As this idea gained traction, Israel began to argue more and more overtly that it was the only true defender of Jewish life. In 2018, it passed a Basic Law declaring itself the official nation-state of all Jews. Mazower describes this law, to which many Israelis objected strenuously, as “almost designed to encourage a confusion between Israel and Jews in general.” It seemed designed to replace “the traditional diaspora paradigm of antisemitism—understood as prejudice or bigotry against Jews as an ethnicity—with one [in which] an attack on Israel was by definition antisemitic because it implied criticism of ‘the Jewish people.’”
Mazower does not believe in this new paradigm. All the many threads in On Antisemitism come together to demonstrate why. Almost since antisemitism appeared as a political concept, Zionists have used it to argue that Jews can only flourish in a Jewish state. Once established, that state has invoked antisemitism not only to make the same claim, but also to shut down opposition and, at times, diplomacy. It has repeatedly manipulated Holocaust remembrance to serve its cause and to diminish the validity of Palestine’s. On this front, Israel is not alone. Germany is paranoically supportive of Israel as a result of Holocaust-memory rhetoric. The United States, Mazower writes, treats the Holocaust as “a guarantee of America’s commitment to Israel.” And the most commonly used definition of antisemitism today, one that many nations have adopted and that Mazower objects to strenuously, was generated by the intergovernmental International Holocaust Remembrance Alliance in 2016.

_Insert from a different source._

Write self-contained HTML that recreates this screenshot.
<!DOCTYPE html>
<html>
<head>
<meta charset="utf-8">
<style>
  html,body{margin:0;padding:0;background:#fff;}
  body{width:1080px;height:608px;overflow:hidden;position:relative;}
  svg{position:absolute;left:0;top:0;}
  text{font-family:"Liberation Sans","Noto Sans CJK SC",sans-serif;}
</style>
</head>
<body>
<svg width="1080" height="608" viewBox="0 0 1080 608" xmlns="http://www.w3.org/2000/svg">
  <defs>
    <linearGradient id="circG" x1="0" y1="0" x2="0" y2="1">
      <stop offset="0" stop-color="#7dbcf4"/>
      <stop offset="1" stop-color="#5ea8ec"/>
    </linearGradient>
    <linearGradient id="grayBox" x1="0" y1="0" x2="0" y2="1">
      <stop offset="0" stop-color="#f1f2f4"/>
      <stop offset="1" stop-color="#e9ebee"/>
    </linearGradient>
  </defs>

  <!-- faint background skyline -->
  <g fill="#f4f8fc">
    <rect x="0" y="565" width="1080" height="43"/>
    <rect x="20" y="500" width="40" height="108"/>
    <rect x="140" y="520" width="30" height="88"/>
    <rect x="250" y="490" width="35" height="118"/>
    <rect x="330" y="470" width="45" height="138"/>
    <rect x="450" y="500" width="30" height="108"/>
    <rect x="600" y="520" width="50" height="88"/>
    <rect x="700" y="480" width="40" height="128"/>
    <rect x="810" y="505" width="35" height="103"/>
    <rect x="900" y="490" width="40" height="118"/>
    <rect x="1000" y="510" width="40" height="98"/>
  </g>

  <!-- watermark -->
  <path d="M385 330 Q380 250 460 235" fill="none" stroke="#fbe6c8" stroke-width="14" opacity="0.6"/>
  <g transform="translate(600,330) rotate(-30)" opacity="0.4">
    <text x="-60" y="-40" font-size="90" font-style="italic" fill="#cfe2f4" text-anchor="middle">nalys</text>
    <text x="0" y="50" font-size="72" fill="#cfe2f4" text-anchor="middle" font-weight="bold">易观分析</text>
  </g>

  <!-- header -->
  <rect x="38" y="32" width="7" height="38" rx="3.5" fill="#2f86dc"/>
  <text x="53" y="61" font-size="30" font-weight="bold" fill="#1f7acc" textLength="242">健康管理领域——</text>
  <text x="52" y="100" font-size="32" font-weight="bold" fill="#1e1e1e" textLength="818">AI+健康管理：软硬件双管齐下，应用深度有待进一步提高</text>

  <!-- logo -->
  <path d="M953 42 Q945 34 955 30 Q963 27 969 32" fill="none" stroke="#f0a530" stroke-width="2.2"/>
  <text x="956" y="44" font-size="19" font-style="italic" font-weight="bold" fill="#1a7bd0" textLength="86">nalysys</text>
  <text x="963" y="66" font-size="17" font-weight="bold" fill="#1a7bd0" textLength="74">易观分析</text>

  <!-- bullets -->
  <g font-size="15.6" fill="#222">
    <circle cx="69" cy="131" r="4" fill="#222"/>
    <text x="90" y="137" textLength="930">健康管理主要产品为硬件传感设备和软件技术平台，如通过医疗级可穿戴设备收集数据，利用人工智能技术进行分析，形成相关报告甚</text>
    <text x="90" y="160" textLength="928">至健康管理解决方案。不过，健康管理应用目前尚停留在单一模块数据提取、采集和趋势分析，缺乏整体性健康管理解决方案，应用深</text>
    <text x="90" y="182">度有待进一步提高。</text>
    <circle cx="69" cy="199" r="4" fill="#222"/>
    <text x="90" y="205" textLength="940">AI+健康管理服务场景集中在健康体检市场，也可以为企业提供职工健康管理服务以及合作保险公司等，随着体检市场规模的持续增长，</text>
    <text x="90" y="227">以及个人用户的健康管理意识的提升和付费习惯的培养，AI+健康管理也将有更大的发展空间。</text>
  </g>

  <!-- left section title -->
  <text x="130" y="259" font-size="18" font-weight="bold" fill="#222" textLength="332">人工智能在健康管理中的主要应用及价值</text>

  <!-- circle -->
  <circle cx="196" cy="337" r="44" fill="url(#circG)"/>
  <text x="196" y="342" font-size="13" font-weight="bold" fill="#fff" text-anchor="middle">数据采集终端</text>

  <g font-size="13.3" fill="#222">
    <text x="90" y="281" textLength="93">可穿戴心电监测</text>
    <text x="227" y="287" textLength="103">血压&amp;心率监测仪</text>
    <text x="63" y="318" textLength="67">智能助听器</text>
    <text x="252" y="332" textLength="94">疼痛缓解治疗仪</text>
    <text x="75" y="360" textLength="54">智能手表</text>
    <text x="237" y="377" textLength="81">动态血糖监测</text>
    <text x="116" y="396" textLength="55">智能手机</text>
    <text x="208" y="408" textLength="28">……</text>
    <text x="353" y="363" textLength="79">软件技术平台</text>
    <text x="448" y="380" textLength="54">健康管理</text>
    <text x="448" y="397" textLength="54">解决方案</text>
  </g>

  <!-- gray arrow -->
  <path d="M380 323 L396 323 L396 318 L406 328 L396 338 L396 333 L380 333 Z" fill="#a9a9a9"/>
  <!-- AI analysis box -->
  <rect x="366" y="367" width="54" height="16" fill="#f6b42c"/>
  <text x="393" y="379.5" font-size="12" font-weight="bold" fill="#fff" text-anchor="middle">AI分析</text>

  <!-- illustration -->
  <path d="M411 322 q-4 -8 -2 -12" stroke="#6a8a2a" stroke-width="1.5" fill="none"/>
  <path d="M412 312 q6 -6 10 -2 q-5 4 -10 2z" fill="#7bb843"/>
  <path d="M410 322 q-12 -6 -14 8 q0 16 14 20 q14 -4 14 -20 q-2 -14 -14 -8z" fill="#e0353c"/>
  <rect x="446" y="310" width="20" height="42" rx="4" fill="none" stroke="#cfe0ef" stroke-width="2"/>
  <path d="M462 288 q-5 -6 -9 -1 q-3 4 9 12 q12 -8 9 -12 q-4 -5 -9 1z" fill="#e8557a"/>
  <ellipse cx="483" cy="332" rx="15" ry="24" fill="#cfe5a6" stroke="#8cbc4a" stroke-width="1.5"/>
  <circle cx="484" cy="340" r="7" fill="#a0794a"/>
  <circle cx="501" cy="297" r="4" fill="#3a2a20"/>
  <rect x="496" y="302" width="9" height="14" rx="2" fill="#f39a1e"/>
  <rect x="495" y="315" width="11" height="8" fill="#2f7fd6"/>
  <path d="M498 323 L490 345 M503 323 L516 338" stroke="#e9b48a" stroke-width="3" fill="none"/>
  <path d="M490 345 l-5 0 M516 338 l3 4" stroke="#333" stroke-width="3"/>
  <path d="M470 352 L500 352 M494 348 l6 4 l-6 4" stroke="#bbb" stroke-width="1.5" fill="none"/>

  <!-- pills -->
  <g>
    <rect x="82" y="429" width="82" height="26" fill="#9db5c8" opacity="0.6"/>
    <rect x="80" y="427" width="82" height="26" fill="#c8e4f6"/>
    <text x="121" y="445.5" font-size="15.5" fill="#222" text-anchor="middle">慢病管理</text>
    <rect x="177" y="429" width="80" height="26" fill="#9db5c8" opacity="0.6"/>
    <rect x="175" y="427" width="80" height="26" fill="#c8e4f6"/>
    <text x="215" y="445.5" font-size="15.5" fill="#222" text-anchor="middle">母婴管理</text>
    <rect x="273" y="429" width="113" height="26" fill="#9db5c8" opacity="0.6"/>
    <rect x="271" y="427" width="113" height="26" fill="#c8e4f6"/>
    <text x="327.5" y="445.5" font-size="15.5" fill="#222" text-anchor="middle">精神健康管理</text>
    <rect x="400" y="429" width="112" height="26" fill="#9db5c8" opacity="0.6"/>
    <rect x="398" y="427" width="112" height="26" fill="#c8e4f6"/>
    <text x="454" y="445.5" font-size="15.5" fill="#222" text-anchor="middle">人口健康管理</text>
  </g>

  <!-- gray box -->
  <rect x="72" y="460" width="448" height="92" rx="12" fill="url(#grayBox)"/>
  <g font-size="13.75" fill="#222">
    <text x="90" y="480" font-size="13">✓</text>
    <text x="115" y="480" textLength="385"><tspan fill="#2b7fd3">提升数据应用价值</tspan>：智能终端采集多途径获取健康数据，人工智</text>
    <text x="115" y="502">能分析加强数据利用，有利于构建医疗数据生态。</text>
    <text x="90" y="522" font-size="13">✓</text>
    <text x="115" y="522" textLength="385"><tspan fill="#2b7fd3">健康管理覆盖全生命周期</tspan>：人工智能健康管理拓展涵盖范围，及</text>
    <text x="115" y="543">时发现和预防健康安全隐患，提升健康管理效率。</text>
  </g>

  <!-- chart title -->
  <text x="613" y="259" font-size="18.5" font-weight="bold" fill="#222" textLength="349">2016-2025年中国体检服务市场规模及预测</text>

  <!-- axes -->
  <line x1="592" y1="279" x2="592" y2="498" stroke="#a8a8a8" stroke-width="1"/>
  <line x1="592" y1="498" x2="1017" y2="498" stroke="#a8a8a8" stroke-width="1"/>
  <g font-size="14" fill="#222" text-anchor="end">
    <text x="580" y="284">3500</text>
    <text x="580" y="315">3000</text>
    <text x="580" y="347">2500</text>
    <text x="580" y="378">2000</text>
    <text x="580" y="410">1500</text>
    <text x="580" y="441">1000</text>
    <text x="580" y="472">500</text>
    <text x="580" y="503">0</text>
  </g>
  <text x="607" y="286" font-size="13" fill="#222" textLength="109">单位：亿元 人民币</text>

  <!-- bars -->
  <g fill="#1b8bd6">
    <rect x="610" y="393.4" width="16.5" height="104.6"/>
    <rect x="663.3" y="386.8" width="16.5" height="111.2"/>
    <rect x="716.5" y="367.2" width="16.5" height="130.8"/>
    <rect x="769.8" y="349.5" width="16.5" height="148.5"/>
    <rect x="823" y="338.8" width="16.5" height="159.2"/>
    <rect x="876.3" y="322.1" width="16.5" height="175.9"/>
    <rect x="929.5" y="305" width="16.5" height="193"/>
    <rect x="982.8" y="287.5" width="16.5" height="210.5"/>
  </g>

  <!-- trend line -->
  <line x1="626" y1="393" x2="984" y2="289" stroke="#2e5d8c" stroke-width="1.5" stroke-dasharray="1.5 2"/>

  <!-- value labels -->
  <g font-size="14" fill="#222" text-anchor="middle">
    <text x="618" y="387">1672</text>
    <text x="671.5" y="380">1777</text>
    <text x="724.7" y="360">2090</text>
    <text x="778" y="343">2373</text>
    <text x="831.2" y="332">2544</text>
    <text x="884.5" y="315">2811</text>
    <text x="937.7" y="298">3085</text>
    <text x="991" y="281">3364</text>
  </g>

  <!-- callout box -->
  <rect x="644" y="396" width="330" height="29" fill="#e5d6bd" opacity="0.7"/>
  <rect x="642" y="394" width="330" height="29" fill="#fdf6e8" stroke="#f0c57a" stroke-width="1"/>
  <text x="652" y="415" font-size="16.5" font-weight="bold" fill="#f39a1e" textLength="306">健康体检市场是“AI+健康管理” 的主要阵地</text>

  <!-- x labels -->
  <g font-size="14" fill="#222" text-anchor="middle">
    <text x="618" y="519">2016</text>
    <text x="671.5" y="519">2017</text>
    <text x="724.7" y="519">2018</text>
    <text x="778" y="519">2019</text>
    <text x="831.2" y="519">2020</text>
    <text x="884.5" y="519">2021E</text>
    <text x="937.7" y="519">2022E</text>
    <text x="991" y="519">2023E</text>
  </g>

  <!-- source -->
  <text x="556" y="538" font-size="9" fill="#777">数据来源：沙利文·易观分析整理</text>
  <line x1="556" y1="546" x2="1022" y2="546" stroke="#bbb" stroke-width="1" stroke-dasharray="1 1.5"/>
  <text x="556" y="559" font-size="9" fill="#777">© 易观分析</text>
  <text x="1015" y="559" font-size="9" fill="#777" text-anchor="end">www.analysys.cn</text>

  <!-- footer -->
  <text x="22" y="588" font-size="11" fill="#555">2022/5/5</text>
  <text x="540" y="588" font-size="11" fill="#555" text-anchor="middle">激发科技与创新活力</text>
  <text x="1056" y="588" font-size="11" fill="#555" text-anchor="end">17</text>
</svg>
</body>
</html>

According to the IHRA, antisemitism is a “certain perception of Jews, which may be expressed as hatred.” This unclear definition comes with several examples, including the claim that it may be antisemitic to call the state of Israel racist. What this has to do with Holocaust memory is not specified. It is more broadly baffling, as Mazower points out, to “exempt [Israel] from normal free speech concerns,” given that “many other countries today are also decried as racist in their very origin.” It would seem, in fact, that treating Israel differently in this regard is applying a double standard to it—but that’s something else the IHRA says may be antisemitic. All these mays, Mazower writes, are all too easy to exploit. They have “become very useful to politicians who wish to use the issue of antisemitism to clobber dissent and assail civil liberties. For them, its flaws, confusions, and internal contradictions […] are in fact helpful, offering them cover to pursue their larger goals.”
On Antisemitism is the precise opposite of the IHRA definition. It is rigorous and lucid, and, like any good work of history, it absolutely bristles with primary sources. Even when Mazower’s writing is explicitly opinionated, he always shows the reader precisely what documents or events he’s basing his opinion on. In a book that deals so intensely with the manipulation of ideas and emotions, this transparency is an intense relief. Mazower knocks away decades of obfuscation of what antisemitism actually is to demonstrate, at the very least, what it is not: a unique prejudice, unchanging no matter its context, that affects all Jews equally while rendering the state of Israel above international law and immune to critique or protest. Perhaps that idea, elementary though it may seem, is where a good-faith conversation can start.